Could someone please give an example of assigning names? I have trouble using parsing results.

Here is a snippet from the SimpleSQL.py example on the Examples page:
selectStmt << ( selectToken +
              ( '*' | columnNameList ).setResultsName( "columns" ) +
              fromToken +
              tableNameList.setResultsName( "tables" ) +
              Optional( Group( CaselessLiteral("where") + whereExpression ),
                                                   "" ).setResultsName("where") )

To get the data from an SQL string, save the results to a variable:
sqlData = selectStmt.parseString("SELECT * from EMPLOYEES where Dept='Sales'")

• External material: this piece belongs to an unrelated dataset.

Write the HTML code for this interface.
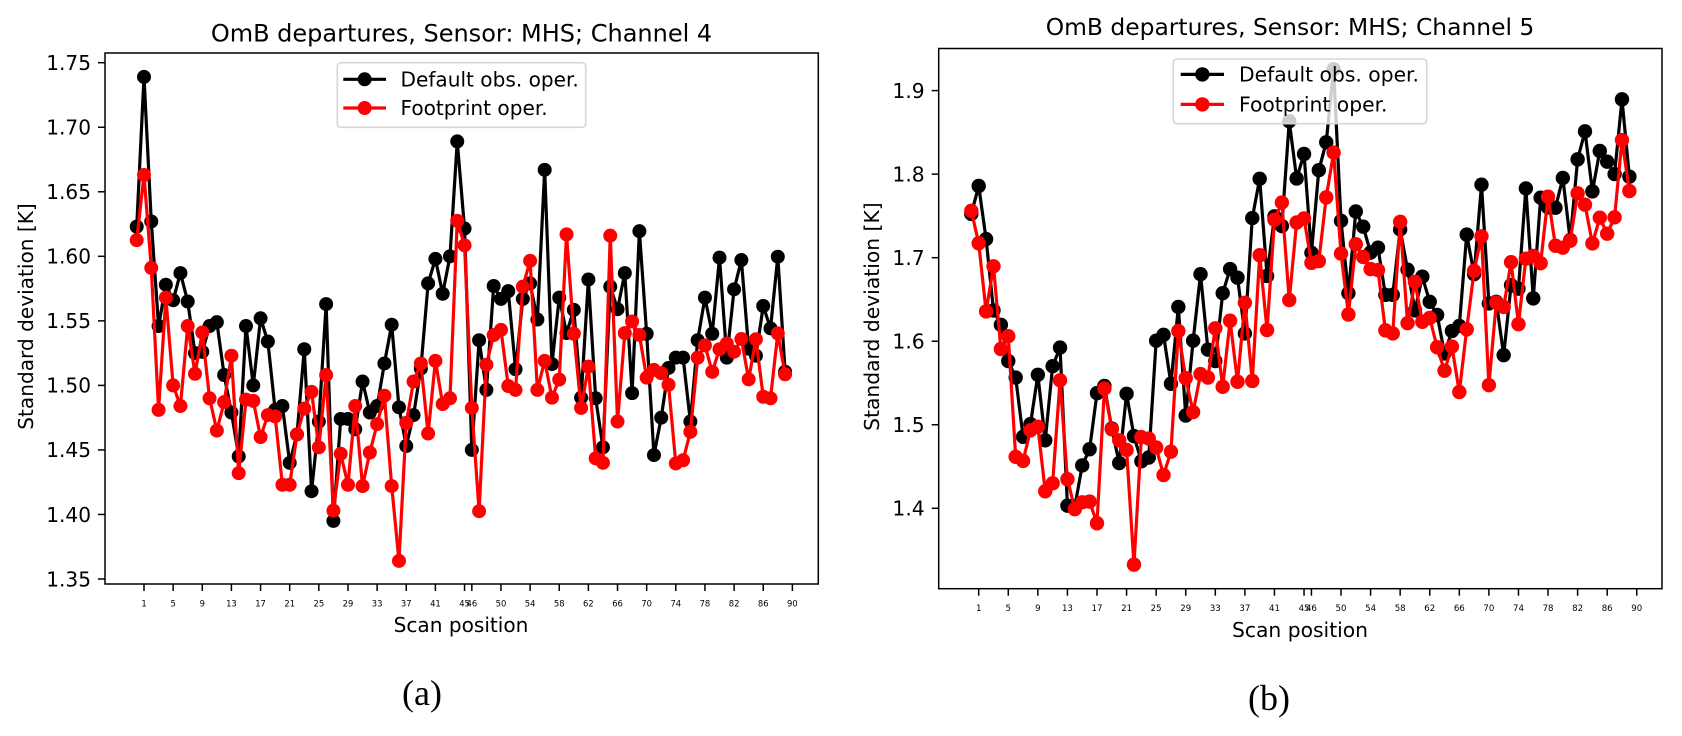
<!DOCTYPE html>
<html lang="en">
<head>
<meta charset="utf-8">
<title>OmB departures, Sensor: MHS; Channels 4 and 5</title>
<style>
html,body{margin:0;padding:0;background:#fff;width:1682px;height:736px;overflow:hidden}
svg{display:block;font-family:"DejaVu Sans","Liberation Sans",sans-serif;fill:#000}
</style>
</head>
<body>
<svg id="figure" xmlns="http://www.w3.org/2000/svg" width="1682" height="736" viewBox="0 0 1682 736">
  <g id="panel-a"></g>
  <g id="panel-b"></g>
  <text x="422" y="705" text-anchor="middle" style="font-family:'Liberation Serif',serif;font-size:36px">(a)</text>
  <text x="1269" y="710" text-anchor="middle" style="font-family:'Liberation Serif',serif;font-size:36px">(b)</text>
</svg>
<script>
// ---- chart data ----
const xTickLabels = [1,5,9,13,17,21,25,29,33,37,41,45,46,50,54,58,62,66,70,74,78,82,86,90];
const yTickLabels4 = ["1.35","1.40","1.45","1.50","1.55","1.60","1.65","1.70","1.75"];
const yTickLabels5 = ["1.4","1.5","1.6","1.7","1.8","1.9"];
const seriesNames = ["Default obs. oper.","Footprint oper."];

const defaultChannel4 = [
1.623,1.739,1.627,1.546,1.578,1.566,1.587,1.565,1.525,1.526,
1.546,1.549,1.508,1.479,1.445,1.546,1.500,1.552,1.534,1.481,
1.484,1.440,1.462,1.528,1.418,1.472,1.563,1.395,1.474,1.474,
1.466,1.503,1.479,1.484,1.517,1.547,1.483,1.453,1.477,1.513,
1.579,1.598,1.571,1.600,1.689,1.6215,1.450,1.535,1.4965,1.577,
1.567,1.573,1.5125,1.567,1.579,1.551,1.667,1.5165,1.568,1.5405,
1.5585,1.4905,1.582,1.490,1.452,1.5765,1.559,1.587,1.494,1.6195,
1.540,1.446,1.475,1.5135,1.5215,1.5215,1.472,1.535,1.568,1.540,
1.599,1.5215,1.5744,1.5971,1.5284,1.523,1.5615,1.5442,1.5997,1.5106];

const footprintChannel4 = [
1.6125,1.663,1.591,1.481,1.568,1.500,1.484,1.546,1.509,1.541,
1.490,1.465,1.487,1.523,1.432,1.489,1.488,1.460,1.477,1.476,
1.423,1.423,1.462,1.482,1.495,1.452,1.508,1.403,1.447,1.423,
1.484,1.422,1.448,1.470,1.492,1.422,1.364,1.471,1.503,1.517,
1.4627,1.519,1.4855,1.490,1.6275,1.6085,1.4825,1.4025,1.516,1.539,
1.543,1.4995,1.4965,1.5765,1.5965,1.4965,1.519,1.4905,1.5045,1.617,
1.540,1.4825,1.5145,1.4435,1.440,1.616,1.472,1.5405,1.5495,1.539,
1.506,1.512,1.5095,1.5005,1.4395,1.442,1.464,1.5215,1.531,1.5105,
1.528,1.5325,1.5261,1.5359,1.5047,1.5357,1.4912,1.490,1.5403,1.5086];

const defaultChannel5 = [
1.7524,1.7858,1.7223,1.6369,1.6196,1.5763,1.5565,1.4856,1.5008,1.5598,
1.4814,1.5701,1.5924,1.4031,1.402,1.4513,1.4707,1.5379,1.5465,1.4955,
1.4542,1.5371,1.4864,1.4563,1.4608,1.6006,1.6076,1.5491,1.6410,1.5111,
1.6006,1.6802,1.5899,1.5763,1.6575,1.6864,1.6761,1.6093,1.7474,1.7944,
1.6781,1.7495,1.7379,1.8633,1.7948,1.8241,1.7058,1.8047,1.8381,1.9256,
1.7441,1.6575,1.7553,1.7371,1.7062,1.7120,1.6555,1.6555,1.7338,1.6856,
1.6369,1.6773,1.6472,1.6315,1.5854,1.6122,1.6183,1.7276,1.6802,1.7874,
1.6452,1.6472,1.5833,1.6670,1.6629,1.7829,1.6513,1.7718,1.7602,1.7598,
1.7954,1.7211,1.8177,1.8512,1.7794,1.8277,1.8149,1.8001,1.8895,1.7970];

const footprintChannel5 = [
1.7561,1.7173,1.6357,1.6897,1.5907,1.6060,1.4616,1.4567,1.4934,1.4975,
1.4204,1.4299,1.5532,1.4348,1.3990,1.4072,1.4080,1.3821,1.5433,1.4946,
1.4814,1.4699,1.3326,1.4852,1.4835,1.4728,1.4398,1.4678,1.6122,1.5557,
1.5152,1.5606,1.5565,1.6155,1.5454,1.6245,1.5515,1.6460,1.5524,1.7029,
1.6134,1.7454,1.7660,1.6493,1.7421,1.7470,1.6938,1.6959,1.7722,1.8258,
1.7049,1.6320,1.7161,1.7008,1.6864,1.6852,1.6130,1.6093,1.7429,1.6216,
1.6711,1.6233,1.6278,1.5928,1.5647,1.5936,1.5392,1.6142,1.6843,1.7256,
1.5474,1.6464,1.6410,1.6946,1.6204,1.6988,1.7021,1.6934,1.7730,1.7143,
1.7120,1.7203,1.7770,1.7634,1.7171,1.7479,1.7287,1.7483,1.8408,1.7798];

// ---- drawing ----
const NS = 'http://www.w3.org/2000/svg';
function make(parent, tag, attrs, text) {
  const el = document.createElementNS(NS, tag);
  for (const k in attrs) el.setAttribute(k, attrs[k]);
  if (text !== undefined) el.textContent = text;
  parent.appendChild(el);
  return el;
}

function drawPanel(cfg) {
  const g = document.getElementById(cfg.id);
  const xOf = t => cfg.x1 + (t - 1) * cfg.xStep;
  const yOf = v => cfg.yRef + (cfg.vRef - v) * cfg.yScale;

  const title = make(g, 'text', {x: cfg.titleX, y: cfg.titleY, 'text-anchor': 'middle', 'font-size': cfg.titleSize}, cfg.title);
  
  

  const xAxis = make(g, 'g', {});
  
  
  xTickLabels.forEach(t => {
    const px = xOf(t);
    const tick = make(xAxis, 'line', {x1: px, x2: px, y1: cfg.bottom, y2: cfg.bottom + 7, stroke: '#000', 'stroke-width': 1.5});
    
    
    const label = make(xAxis, 'text', {x: px, y: cfg.xTickBase, 'text-anchor': 'middle', 'font-size': cfg.xTickSize}, String(t));
    
    
  });
  const xTitle = make(xAxis, 'text', {x: cfg.xTitleX, y: cfg.xTitleBase, 'text-anchor': 'middle', 'font-size': cfg.fontSize}, 'Scan position');
  
  

  const yAxis = make(g, 'g', {});
  
  
  cfg.yTicks.forEach(s => {
    const py = yOf(parseFloat(s));
    const tick = make(yAxis, 'line', {x1: cfg.left - 7, x2: cfg.left, y1: py, y2: py, stroke: '#000', 'stroke-width': 1.5});
    
    
    const label = make(yAxis, 'text', {x: cfg.left - 14, y: py + 7.3, 'text-anchor': 'end', 'font-size': cfg.fontSize}, s);
    
    
  });
  const cy = (cfg.top + cfg.bottom) / 2 - 2;
  const yTitle = make(yAxis, 'text', {x: cfg.yTitleX, y: cy, 'text-anchor': 'middle', 'font-size': cfg.fontSize, transform: 'rotate(-90 ' + cfg.yTitleX + ' ' + cy + ')'}, 'Standard deviation [K]');
  
  

  const colors = ['#000000', '#ff0000'];
  cfg.series.forEach((values, s) => {
    const sg = make(g, 'g', {});
    
    
    const pts = values.map((v, i) => xOf(i).toFixed(2) + ',' + yOf(v).toFixed(2)).join(' ');
    const line = make(sg, 'polyline', {points: pts, fill: 'none', stroke: colors[s], 'stroke-width': 3.2, 'stroke-linejoin': 'round'});
    
    
    values.forEach((v, i) => {
      const c = make(sg, 'circle', {cx: xOf(i), cy: yOf(v), r: cfg.markerR, fill: colors[s]});
      
      
    });
  });

  const frame = make(g, 'rect', {x: cfg.left, y: cfg.top, width: cfg.right - cfg.left, height: cfg.bottom - cfg.top, fill: 'none', stroke: '#000', 'stroke-width': 1.5});
  
  

  const L = cfg.legend;
  const lg = make(g, 'g', {});
  
  
  make(lg, 'rect', {x: L.x, y: L.y, width: L.w, height: L.h, rx: 3.5, ry: 3.5, fill: 'rgba(255,255,255,0.8)', stroke: '#d6d6d6', 'stroke-width': 1.6});
  seriesNames.forEach((name, s) => {
    const entry = make(lg, 'g', {});
    
    
    make(entry, 'line', {x1: L.lineX1, x2: L.lineX2, y1: L.rows[s], y2: L.rows[s], stroke: colors[s], 'stroke-width': 3.2});
    make(entry, 'circle', {cx: (L.lineX1 + L.lineX2) / 2, cy: L.rows[s], r: cfg.markerR, fill: colors[s]});
    make(entry, 'text', {x: L.textX, y: L.rows[s] + 7, 'font-size': cfg.fontSize}, name);
  });
}

drawPanel({
  id: 'panel-a', title: 'OmB departures, Sensor: MHS; Channel 4',
  left: 105, right: 818.3, top: 53, bottom: 584,
  x1: 144, xStep: 7.285, vRef: 1.75, yRef: 62.7, yScale: 1290.75,
  titleX: 461.5, titleY: 41.5, titleSize: 24, fontSize: 20.1, xTickSize: 8.4, markerR: 7,
  xTickBase: 606.5, xTitleX: 461, xTitleBase: 632, yTitleX: 33,
  yTicks: yTickLabels4, series: [defaultChannel4, footprintChannel4],
  legend: {x: 337.3, y: 62.7, w: 248.4, h: 64.6, lineX1: 343.3, lineX2: 386, textX: 400.5, rows: [79.3, 108]}
});

drawPanel({
  id: 'panel-b', title: 'OmB departures, Sensor: MHS; Channel 5',
  left: 938.7, right: 1662, top: 48.5, bottom: 588.7,
  x1: 978.7, xStep: 7.394, vRef: 1.9, yRef: 90.6, yScale: 835.4,
  titleX: 1290, titleY: 35, titleSize: 23.4, fontSize: 20.3, xTickSize: 8.6, markerR: 7.2,
  xTickBase: 611, xTitleX: 1300, xTitleBase: 637, yTitleX: 879,
  yTicks: yTickLabels5, series: [defaultChannel5, footprintChannel5],
  legend: {x: 1173.3, y: 59, w: 253.4, h: 64.7, lineX1: 1180.7, lineX2: 1224, textX: 1239, rows: [74.4, 104.4]}
});
</script>
</body>
</html>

You can then get the data fields with the results names as attributes of sqlData:
print sqlData.columns, sqlData.tables
print "Selecting columns %(columns)s from table %(tables)s" % sqlData

If you prefer, you can use dict-style access:
print sqlData["columns"]

For debugging, you can quickly view all the tokens in nested list form, followed by the list of key names and their values using dump():
print sqlData.dump()
which prints:
['select', '*', 'from', ['EMPLOYEES'], ['where', ['DEPT', '=', "'Sales'"]]]
- columns: *
- tables: ['EMPLOYEES']
- where: [['where', ['DEPT', '=', "'Sales'"]]]

In pyparsing 1.4.8, I introduced a new syntax for setting results names. The above code can be written more simply as:
selectStmt << ( selectToken +
              ( '*' | columnNameList )( "columns" ) +
              fromToken +
              tableNameList( "tables" ) +
              Optional( Group( CaselessLiteral("where") + whereExpression ), "" )("where") )

Other examples that use results names are:





What version of Python supports? Does pyparsing support Python 3?

Pyparsing version 1.5.7 works best with Python versions 2.4 and 2.5. I have tried to maintain compatibility Python 2.3, but this does not always work. This version is kept for compatibility with these older versions of Python, but is no longer being actively maintained.

Pyparsing version 2.0 and above works with Python 2.6, 2.7, and Python 3. This version is the branch that is still being actively supported.